Cadets frolic over the Owls' wrecked Ford.

    In the meantime, the 17 members of the Owl Protective Association (O.P.A.) jolted merrily down "old" Highway 6 toward Houston, confident that they had beaten the Aggies at their own game.  But, suddenly things began to go very wrong.  The lighting systems on both Fords failed.  The lead Ford then shook itself apart and died in the middle of the road where it was rear ended in the dark and all but destroyed by the trailing Ford.  

The O.P.A. abandoned the wrecked Ford in a ditch and again set off for Houston with the remaining Ford limping along and the Hudson Super-six badly overloaded with 14 of the Rice students.
    At this point the speeding Limited caught the ill-fated crew in the glare of this searchlight.  As the powerful train roared by with whistle blowing, smoke streaming and cheering Aggies hanging out of every window, the Rice crew realized that their avenue of escape would soon be blocked.

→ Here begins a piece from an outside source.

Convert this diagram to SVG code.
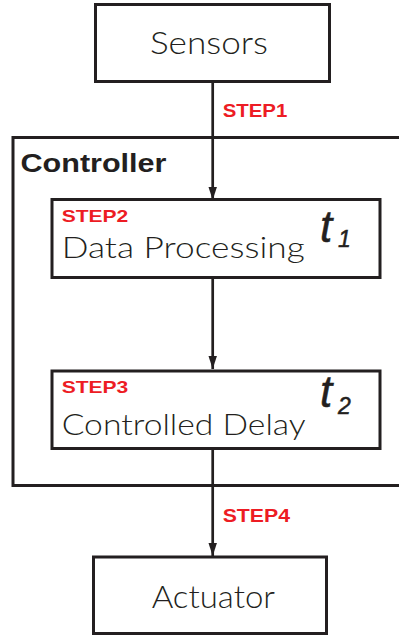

    Indeed, the Limited made an unscheduled stop at Navasota for the Aggies to detrain.  Here they began a textbook military operation.  The cadets set up roadblocks, took over the telephone and telegraph lines, and wired the campus for reinforcements.  Within the next few hours over eight hundred cadets were in the field between College and Navasota.  Scouts, mechanized patrols and skirmish lines began closing in on the fugitives.  It did not take long to run them to ground as the O.P.A. was now on foot owing to the breakdown of their remaining motorized transport.  The cadets quickly began to round up the tired, bedraggled and hungry raiders including Snowball the spy.  

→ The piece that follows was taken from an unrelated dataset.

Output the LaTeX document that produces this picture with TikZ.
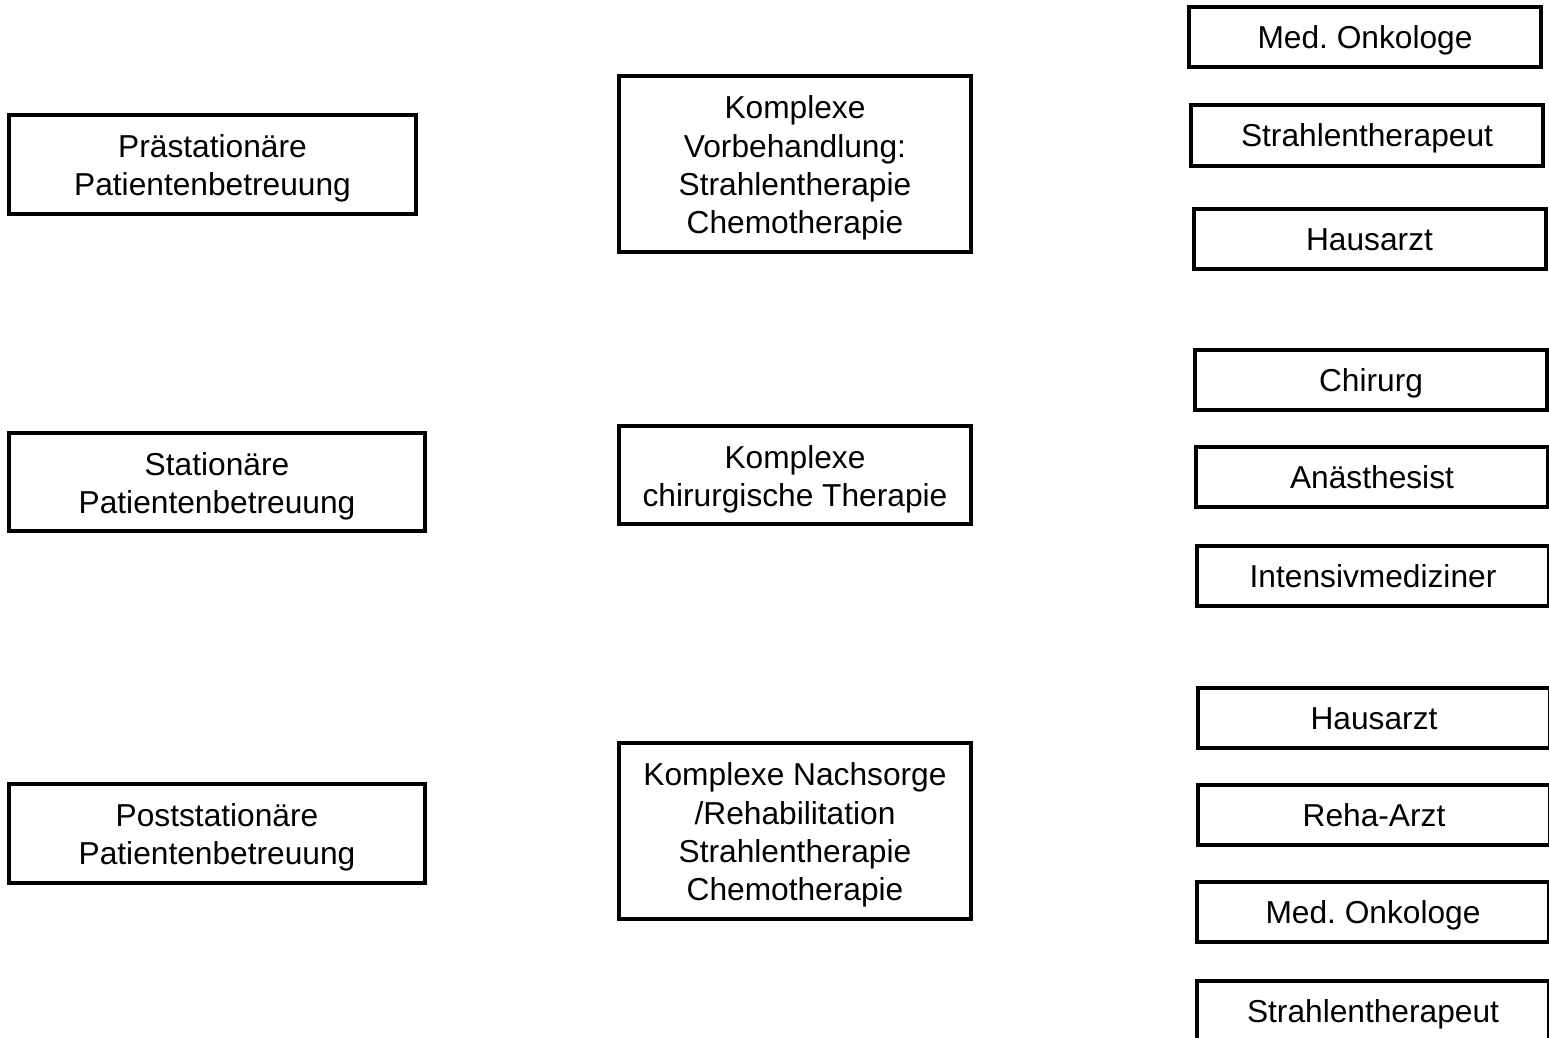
\documentclass[tikz,border=0pt]{standalone}
\usepackage{fontspec}
\setmainfont{Liberation Sans}
\frenchspacing
\newcommand\bstrut{\rule[-7pt]{0pt}{36pt}}
\newcommand\topstrut{\rule{0pt}{31pt}}
\begin{document}
\begin{tikzpicture}[x=1pt,y=-1pt,
  box/.style={draw=black, line width=4pt, fill=white, align=center, inner sep=0pt,
    font=\fontsize{31.7}{38.3}\selectfont},
  sbox/.style={box, minimum width=352pt, minimum height=60pt,
    execute at begin node=\bstrut}]
\useasboundingbox (0,0) rectangle (1549,1038);
\clip (0,0) rectangle (1549,1038);
\fill[white] (0,0) rectangle (1549,1038);
% left column
\node[box, minimum width=407pt, minimum height=99pt] (l1) at (212.5,164.5) {\topstrut Prästationäre\\Patientenbetreuung};
\node[box, minimum width=416pt, minimum height=98pt] (l2) at (217,482) {\topstrut Stationäre\\Patientenbetreuung};
\node[box, minimum width=416pt, minimum height=99pt] (l3) at (217,833.5) {\topstrut Poststationäre\\Patientenbetreuung};
% middle column
\node[box, minimum width=352pt, minimum height=176pt] (m1) at (795,164) {\topstrut Komplexe\\Vorbehandlung:\\Strahlentherapie\\Chemotherapie};
\node[box, minimum width=352pt, minimum height=98pt] (m2) at (795,475) {\topstrut Komplexe\\chirurgische Therapie};
\node[box, minimum width=352pt, minimum height=176pt] (m3) at (795,831) {\topstrut Komplexe Nachsorge\\/Rehabilitation\\Strahlentherapie\\Chemotherapie};
% right column
\node[sbox] (r1) at (1365,37.5) {Med. Onkologe};
\node[sbox] (r2) at (1367,135.5) {Strahlentherapeut};
\node[sbox] (r3) at (1369.5,239) {Hausarzt};
\node[sbox] (r4) at (1371,380) {Chirurg};
\node[sbox] (r5) at (1372,477) {Anästhesist};
\node[sbox] (r6) at (1373,576) {Intensivmediziner};
\node[sbox] (r7) at (1374,718) {Hausarzt};
\node[sbox] (r8) at (1374,815) {Reha-Arzt};
\node[sbox] (r9) at (1373,912) {Med. Onkologe};
\node[sbox] (r10) at (1373,1011) {Strahlentherapeut};
\end{tikzpicture}
\end{document}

    Knowing that the game would soon be up, the few Rice students remaining at large, skinned the owl and burned the stuffing.  Carrying a 200-pound bird through the brush had been more than they had bargained for.  They divided the skin into pieces and apportioned it among the fastest runners in the party.  Relentless Aggie pursuit quickly reduced the original party to two and would have captured them except for two prominent Navasota citizens who ran into the pair while hunting.  The sportsmen smuggled the two through the Aggies' roadblock, enabling them to return safely to Houston with the only surviving portion of the Owl—a four-foot square portion including the face.
    The rest of the Rice raiding party was treated to good hospitality and released.  Snowball was not so fortunate.  He as paraded around campus, given a regulation army haircut, and turned over to the freshmen for a few days.  He was eventually taken to the station late at night, minus his clothes, and told to catch the train. It was said he wasted no time getting aboard.  Thus ended the Great Owl Campaign with both sides claiming victory.


Detective "Snowball" at the mercy of the cadets.